§ JOB: Report each line of the data that has "matplotlib" somewhere in it.

§ SUPPLIED MATERIAL:
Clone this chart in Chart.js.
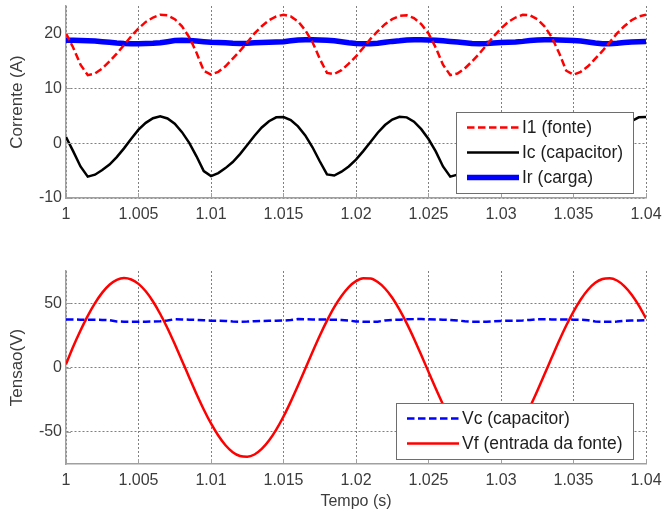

...

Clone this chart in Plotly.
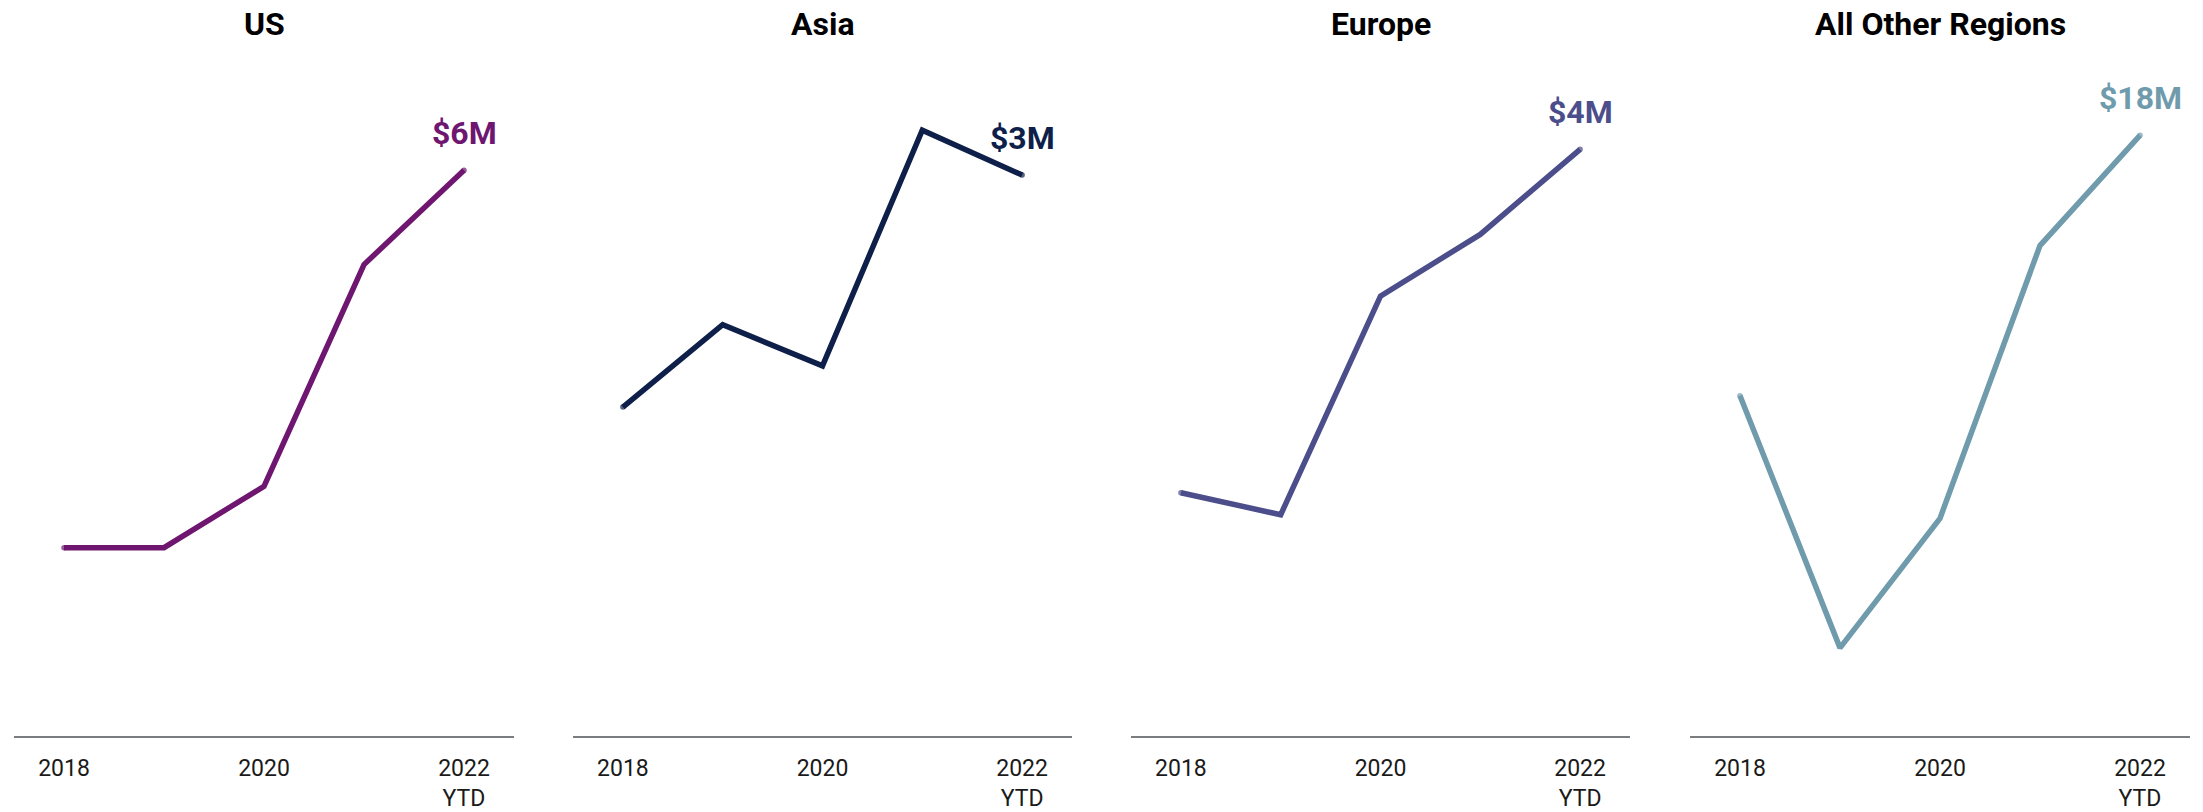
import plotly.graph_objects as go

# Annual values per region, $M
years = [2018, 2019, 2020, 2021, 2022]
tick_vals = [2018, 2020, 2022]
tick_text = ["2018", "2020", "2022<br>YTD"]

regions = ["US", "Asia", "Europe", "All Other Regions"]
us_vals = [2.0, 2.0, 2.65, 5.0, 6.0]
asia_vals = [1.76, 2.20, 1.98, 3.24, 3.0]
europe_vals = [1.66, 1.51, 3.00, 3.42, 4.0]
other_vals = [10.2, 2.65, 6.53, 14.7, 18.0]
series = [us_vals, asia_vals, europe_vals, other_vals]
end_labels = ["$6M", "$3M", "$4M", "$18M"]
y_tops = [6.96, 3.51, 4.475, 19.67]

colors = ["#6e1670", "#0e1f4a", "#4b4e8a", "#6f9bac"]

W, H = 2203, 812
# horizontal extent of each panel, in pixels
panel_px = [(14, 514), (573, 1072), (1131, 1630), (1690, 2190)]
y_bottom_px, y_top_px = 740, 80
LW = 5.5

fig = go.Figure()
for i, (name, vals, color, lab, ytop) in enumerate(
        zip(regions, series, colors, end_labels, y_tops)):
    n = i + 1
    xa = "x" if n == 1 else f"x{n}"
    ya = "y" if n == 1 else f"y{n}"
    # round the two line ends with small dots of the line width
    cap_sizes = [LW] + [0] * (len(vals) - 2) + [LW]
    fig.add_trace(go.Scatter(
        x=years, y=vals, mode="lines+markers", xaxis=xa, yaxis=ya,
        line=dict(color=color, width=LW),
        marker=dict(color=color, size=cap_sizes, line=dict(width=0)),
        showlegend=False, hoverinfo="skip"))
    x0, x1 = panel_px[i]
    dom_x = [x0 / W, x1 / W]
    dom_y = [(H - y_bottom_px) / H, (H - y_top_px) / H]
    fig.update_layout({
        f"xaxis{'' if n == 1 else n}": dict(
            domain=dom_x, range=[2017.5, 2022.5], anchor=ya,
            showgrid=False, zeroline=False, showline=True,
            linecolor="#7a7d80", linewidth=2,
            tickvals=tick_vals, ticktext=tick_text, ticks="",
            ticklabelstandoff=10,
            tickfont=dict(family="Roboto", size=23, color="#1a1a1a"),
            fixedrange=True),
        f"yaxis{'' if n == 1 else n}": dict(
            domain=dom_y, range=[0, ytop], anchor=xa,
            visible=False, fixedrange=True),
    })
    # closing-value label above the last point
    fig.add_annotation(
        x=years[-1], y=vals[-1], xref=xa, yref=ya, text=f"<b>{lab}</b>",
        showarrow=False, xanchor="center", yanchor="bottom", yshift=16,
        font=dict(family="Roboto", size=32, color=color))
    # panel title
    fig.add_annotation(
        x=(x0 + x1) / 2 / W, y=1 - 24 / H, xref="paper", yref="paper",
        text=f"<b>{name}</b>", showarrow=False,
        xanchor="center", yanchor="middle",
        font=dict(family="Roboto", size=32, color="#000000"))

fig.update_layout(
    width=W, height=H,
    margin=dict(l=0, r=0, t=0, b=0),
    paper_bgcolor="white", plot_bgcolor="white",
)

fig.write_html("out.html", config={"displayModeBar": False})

* * *

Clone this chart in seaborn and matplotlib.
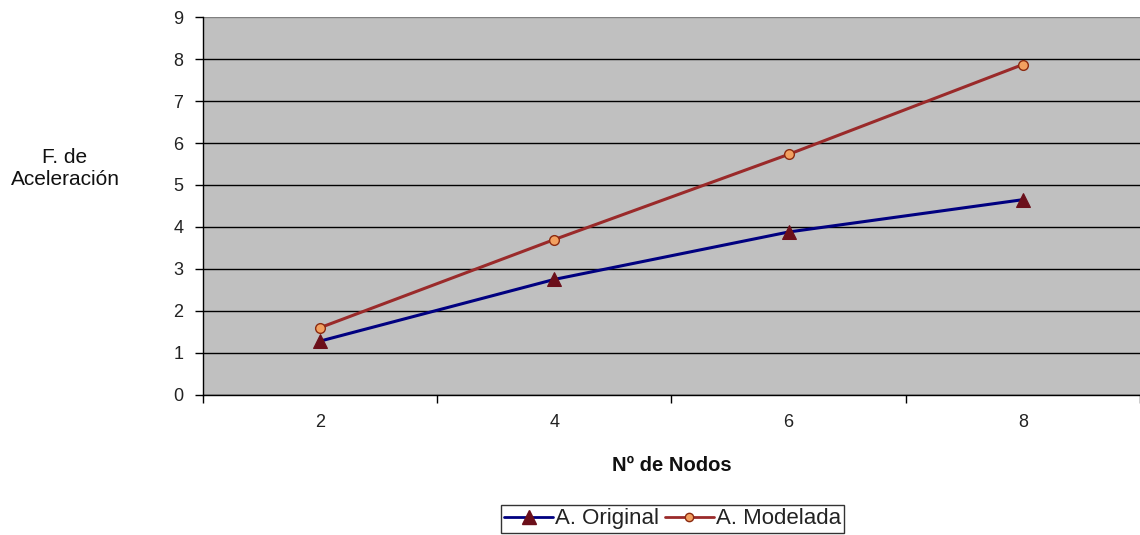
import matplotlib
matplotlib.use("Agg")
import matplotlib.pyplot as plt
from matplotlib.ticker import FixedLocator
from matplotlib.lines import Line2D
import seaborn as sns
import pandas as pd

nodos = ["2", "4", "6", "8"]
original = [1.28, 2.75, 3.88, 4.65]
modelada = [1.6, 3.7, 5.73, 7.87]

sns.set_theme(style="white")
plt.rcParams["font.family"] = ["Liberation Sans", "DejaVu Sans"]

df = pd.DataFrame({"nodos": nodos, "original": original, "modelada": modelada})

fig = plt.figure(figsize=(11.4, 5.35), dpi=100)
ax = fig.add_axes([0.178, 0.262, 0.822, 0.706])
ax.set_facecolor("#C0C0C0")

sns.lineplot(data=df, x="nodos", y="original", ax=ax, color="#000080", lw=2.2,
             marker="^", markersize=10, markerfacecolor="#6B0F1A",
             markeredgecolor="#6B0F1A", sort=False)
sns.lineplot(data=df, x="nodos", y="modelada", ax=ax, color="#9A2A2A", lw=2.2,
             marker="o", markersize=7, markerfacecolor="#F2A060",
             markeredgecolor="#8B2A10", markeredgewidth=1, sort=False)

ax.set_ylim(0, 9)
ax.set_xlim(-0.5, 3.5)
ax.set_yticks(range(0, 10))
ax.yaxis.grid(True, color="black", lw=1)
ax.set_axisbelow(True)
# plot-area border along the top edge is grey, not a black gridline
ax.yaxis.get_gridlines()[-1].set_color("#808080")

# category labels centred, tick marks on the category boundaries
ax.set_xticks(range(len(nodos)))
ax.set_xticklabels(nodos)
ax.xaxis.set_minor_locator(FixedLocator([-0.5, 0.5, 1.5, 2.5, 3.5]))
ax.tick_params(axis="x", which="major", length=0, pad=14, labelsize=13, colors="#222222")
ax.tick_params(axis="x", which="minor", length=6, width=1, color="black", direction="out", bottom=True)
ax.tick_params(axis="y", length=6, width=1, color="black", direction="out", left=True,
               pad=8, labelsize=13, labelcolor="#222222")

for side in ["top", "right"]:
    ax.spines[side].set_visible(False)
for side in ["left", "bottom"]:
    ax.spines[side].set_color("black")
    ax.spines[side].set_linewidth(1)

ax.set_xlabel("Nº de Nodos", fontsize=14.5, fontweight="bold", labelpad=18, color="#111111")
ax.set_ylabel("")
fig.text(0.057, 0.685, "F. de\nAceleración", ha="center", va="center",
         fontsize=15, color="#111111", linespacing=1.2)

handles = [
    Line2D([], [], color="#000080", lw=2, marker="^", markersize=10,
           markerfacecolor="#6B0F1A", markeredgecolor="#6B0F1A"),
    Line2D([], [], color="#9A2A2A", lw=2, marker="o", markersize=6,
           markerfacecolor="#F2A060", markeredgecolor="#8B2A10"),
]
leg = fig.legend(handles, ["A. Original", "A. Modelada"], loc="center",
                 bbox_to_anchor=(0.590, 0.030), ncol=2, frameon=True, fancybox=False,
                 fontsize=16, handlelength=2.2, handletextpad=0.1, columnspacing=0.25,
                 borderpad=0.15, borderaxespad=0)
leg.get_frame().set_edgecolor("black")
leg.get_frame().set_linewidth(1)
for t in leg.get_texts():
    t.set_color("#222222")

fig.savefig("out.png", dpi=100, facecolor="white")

§ CORRECT ANSWER:
Clone this chart in seaborn and matplotlib.
import matplotlib
matplotlib.use("Agg")
import matplotlib.pyplot as plt
from matplotlib.ticker import FixedLocator
from matplotlib.lines import Line2D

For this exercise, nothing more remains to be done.